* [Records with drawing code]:
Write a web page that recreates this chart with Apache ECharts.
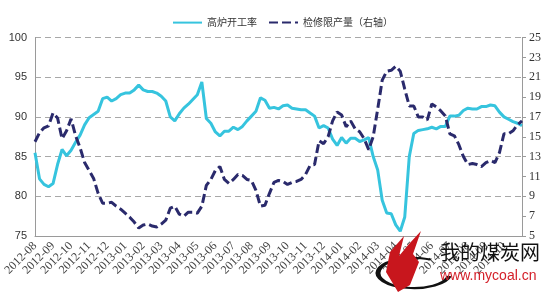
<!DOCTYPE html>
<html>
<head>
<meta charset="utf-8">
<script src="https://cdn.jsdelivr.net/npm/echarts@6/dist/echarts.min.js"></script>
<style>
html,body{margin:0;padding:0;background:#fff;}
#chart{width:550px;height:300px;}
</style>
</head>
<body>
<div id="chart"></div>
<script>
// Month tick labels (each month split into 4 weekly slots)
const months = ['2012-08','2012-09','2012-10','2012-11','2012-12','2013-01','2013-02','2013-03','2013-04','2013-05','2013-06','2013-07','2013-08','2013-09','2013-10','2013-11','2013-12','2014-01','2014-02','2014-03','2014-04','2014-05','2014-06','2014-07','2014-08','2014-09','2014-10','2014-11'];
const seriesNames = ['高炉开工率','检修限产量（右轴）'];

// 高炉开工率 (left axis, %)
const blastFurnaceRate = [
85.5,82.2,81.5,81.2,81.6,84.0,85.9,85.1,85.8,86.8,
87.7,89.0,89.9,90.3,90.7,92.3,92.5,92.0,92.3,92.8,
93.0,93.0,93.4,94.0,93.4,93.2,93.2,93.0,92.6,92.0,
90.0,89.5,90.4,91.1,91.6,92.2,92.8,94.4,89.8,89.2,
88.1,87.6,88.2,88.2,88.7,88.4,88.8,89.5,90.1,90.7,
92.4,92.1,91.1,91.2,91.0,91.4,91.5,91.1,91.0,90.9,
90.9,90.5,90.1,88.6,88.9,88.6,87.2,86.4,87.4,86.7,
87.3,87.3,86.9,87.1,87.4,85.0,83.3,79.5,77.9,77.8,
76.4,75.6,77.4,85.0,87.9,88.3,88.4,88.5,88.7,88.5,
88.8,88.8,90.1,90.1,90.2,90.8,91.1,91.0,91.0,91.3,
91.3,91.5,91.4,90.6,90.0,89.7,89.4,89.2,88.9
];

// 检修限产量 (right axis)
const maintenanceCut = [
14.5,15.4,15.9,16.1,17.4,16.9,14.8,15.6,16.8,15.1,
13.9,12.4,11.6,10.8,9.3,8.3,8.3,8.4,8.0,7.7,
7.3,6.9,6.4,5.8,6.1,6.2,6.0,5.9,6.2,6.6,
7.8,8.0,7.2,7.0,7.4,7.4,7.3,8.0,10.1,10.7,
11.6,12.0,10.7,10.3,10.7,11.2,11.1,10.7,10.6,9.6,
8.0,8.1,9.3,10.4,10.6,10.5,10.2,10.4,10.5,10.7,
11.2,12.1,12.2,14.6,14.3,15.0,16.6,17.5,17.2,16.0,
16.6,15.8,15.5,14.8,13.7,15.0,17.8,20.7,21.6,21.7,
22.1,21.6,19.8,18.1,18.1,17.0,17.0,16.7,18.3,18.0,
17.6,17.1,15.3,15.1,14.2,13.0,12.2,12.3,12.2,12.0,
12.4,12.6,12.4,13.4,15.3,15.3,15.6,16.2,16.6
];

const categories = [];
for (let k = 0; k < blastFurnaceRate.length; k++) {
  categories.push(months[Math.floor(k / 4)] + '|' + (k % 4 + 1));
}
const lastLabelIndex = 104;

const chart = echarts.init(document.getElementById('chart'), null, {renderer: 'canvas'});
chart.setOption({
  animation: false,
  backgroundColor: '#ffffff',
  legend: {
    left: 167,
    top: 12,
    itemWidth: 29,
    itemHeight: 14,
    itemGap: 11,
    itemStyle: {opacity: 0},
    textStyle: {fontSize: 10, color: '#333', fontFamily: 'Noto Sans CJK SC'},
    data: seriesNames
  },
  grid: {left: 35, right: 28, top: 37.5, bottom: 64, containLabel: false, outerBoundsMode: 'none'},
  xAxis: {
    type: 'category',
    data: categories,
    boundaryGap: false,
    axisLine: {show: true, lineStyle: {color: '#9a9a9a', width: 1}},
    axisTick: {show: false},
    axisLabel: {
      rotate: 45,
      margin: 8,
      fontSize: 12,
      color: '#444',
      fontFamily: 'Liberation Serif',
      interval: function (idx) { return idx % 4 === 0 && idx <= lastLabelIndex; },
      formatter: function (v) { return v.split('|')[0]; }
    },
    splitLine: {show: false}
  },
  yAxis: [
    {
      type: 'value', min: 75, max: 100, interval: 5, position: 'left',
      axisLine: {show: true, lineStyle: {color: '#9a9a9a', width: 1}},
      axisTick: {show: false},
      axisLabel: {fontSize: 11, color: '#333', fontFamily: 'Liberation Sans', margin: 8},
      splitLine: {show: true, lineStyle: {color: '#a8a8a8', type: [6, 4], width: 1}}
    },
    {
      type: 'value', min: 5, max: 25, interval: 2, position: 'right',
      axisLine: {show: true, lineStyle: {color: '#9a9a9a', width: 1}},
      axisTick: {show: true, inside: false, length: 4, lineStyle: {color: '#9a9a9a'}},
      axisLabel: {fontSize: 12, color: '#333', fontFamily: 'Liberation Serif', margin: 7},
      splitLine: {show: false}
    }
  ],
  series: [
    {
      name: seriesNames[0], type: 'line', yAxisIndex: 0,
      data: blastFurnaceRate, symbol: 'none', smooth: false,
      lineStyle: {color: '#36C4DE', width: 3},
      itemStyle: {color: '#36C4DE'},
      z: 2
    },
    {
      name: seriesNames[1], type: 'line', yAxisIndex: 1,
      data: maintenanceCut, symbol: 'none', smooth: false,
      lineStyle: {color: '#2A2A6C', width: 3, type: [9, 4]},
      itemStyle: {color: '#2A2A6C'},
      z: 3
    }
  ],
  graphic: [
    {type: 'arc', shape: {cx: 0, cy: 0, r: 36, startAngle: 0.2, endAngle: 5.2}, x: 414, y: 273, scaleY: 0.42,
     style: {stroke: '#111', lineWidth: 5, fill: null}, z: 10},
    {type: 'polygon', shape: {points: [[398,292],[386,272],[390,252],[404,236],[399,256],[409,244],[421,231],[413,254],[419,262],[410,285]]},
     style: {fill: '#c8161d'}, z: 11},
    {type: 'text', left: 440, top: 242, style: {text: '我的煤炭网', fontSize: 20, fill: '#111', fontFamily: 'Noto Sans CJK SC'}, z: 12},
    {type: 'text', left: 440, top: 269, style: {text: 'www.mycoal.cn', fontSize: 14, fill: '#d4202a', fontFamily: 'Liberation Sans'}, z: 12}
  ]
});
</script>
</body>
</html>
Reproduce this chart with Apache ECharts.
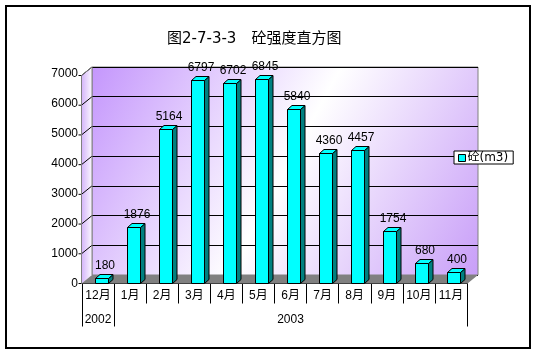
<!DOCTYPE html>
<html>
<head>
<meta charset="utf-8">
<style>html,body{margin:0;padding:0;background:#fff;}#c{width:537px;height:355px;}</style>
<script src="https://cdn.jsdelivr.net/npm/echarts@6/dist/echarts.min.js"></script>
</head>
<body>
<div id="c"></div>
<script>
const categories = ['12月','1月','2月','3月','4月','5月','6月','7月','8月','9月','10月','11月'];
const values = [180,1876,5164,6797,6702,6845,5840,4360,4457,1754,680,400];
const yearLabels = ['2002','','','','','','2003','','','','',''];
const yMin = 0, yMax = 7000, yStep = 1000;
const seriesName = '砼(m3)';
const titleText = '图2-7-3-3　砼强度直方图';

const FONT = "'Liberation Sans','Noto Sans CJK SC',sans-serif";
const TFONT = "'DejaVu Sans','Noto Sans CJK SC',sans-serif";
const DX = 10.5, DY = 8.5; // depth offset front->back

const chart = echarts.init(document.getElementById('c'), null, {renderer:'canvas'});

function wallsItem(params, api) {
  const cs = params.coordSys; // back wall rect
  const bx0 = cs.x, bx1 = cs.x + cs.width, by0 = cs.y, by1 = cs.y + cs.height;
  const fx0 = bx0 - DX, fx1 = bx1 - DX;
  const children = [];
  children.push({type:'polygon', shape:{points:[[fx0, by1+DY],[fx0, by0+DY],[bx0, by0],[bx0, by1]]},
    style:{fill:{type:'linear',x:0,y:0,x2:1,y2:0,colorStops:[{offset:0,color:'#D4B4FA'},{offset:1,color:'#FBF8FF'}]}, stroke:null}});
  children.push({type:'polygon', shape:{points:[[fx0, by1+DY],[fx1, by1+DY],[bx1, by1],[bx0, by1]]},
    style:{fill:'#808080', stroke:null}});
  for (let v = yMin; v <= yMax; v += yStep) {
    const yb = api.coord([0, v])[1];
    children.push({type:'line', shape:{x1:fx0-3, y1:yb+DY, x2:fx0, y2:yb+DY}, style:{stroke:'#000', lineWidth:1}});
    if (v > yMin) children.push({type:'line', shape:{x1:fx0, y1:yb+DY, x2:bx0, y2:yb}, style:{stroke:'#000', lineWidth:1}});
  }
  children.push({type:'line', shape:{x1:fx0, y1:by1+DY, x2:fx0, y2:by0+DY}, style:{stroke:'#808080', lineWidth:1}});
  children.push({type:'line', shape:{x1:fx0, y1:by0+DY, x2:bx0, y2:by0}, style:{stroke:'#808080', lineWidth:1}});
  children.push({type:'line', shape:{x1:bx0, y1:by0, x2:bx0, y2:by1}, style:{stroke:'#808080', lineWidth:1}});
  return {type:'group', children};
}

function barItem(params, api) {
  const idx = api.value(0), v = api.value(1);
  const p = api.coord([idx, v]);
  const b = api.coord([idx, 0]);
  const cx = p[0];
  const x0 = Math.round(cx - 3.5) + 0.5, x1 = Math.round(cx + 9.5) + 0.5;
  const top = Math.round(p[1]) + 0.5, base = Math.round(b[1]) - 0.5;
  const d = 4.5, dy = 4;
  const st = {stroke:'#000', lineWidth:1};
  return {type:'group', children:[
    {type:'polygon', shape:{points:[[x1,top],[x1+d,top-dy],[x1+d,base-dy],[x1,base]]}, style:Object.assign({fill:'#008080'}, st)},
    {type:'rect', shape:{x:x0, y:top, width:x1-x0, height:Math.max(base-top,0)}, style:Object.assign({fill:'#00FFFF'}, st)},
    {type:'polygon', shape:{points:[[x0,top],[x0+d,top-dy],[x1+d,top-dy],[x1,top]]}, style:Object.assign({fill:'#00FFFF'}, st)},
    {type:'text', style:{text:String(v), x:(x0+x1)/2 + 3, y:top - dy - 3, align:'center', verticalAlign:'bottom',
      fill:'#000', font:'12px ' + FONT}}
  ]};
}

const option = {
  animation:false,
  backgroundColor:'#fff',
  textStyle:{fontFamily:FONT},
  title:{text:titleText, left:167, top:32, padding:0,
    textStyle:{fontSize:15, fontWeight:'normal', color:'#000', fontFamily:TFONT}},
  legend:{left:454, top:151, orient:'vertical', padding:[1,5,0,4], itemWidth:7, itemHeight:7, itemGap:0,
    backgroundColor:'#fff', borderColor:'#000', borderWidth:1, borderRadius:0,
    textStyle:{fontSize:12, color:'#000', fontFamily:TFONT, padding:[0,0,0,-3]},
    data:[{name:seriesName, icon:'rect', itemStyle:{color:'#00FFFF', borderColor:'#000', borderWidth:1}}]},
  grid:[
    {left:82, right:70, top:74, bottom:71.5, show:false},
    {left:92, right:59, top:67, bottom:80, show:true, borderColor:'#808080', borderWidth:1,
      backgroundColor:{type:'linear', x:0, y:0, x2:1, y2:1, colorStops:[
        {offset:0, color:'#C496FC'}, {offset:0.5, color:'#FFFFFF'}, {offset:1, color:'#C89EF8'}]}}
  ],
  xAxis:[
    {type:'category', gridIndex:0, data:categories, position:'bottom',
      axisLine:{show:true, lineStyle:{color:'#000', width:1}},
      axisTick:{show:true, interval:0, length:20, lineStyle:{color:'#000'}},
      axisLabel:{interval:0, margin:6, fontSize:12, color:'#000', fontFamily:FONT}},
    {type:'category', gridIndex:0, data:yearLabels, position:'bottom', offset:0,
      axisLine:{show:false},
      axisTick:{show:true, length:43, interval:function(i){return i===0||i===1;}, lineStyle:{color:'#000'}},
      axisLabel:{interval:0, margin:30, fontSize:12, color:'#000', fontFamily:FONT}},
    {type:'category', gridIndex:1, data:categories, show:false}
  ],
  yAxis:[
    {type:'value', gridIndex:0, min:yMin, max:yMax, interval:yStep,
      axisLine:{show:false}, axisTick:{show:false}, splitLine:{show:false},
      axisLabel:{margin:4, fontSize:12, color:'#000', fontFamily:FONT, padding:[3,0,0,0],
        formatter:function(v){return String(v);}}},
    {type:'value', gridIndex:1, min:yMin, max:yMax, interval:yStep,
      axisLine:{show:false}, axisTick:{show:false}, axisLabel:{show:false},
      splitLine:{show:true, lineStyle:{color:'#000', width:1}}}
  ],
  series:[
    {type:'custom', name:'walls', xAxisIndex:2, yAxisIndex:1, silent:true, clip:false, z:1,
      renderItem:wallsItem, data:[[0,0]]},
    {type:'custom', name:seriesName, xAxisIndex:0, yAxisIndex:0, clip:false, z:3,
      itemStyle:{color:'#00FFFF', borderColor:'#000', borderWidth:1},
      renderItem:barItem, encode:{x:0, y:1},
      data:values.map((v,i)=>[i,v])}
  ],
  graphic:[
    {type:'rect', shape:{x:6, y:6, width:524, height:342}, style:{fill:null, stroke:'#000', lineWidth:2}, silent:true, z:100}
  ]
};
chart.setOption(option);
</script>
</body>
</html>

* [AIM OF THE EXERCISE]: State, as a bare number, how many lines of the listing hold the word "this".

* [ANSWER TO THE EXERCISE]: 2